The concept of editions is that they allow change without breaking backwards compatibility by always being supported. So that would be Rust 2.0.
No, the exact same examples apply when a non-'static lifetime is in play.
You mean, by making use<'a> act like a bound? That would have the same downsides that let to lifetimes being captured by default (applying a bound to other generics unnecessarily).
No, it should be deliberate, and in my case it is. I'm making a promise that the return type meets the stated lifetime bound -- just like I'm making a promise that it meats the stated trait bounds. By making that promise, it's a breaking change to start materially containing the other captured generics. And the type system exploits this, as demonstrated.
If I don't make that promise, it is a non-breaking change to start materially using the other captured generics. So it is not the case that the promise I'm making by including the bound must (or should) always be true.
I do agree that there could be other ways to solve the examples I illustrated in the future, such as TAIT (albeit less ergonomically), being able to omit type generics with use<..>, and perhaps existential lifetimes.

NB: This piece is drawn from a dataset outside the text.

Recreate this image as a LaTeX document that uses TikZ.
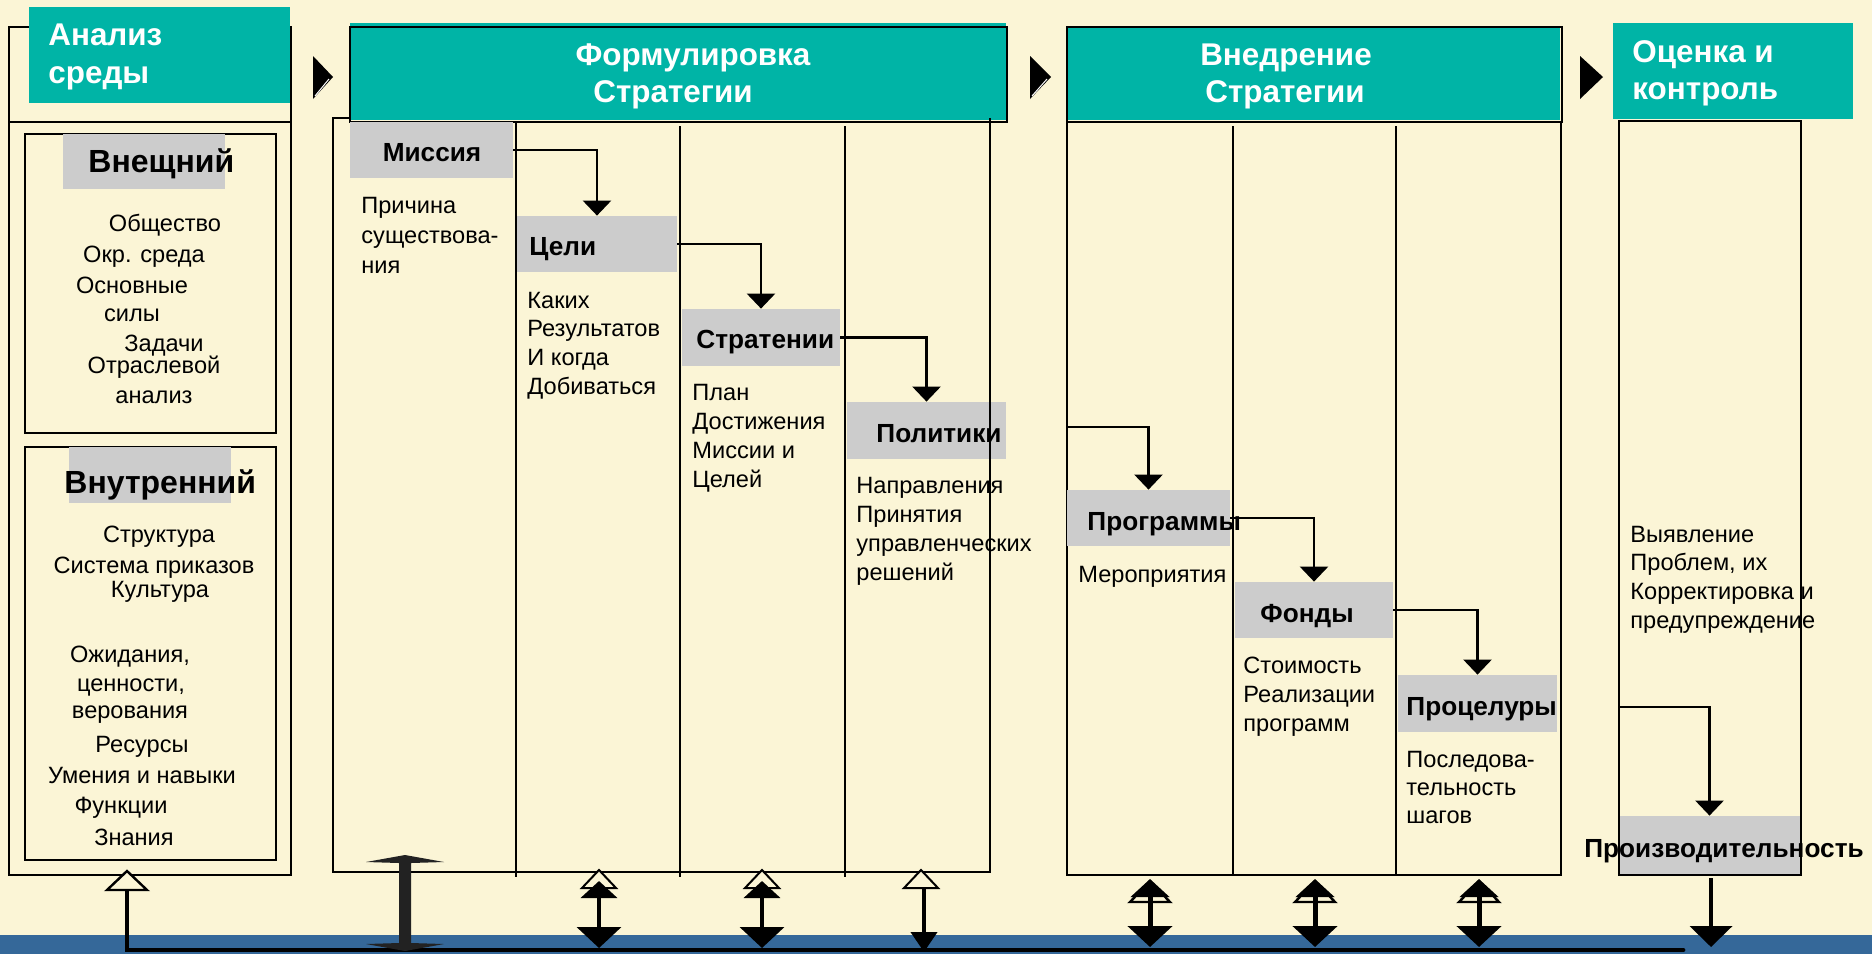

Until we have them, discouraging + 'a is premature. And even if we get them, I still wouldn't agree that deprecation is warranted.
(I also suspect we'll never be able to not capture Self with opaques in traits and thus + 'a will retain some unique capabilities, but it's all hypothesizing about the future at that point.)
On this I don't agree. The examples show how they enable type-erasing coercion to dyn Trait + 'static (and thus to Any and a usable TypeId), and how they enable more lenient borrow checking.
If your argument is that these capabilities are nonsense, please show how to remove the bounds from the playground above in a non-breaking manner.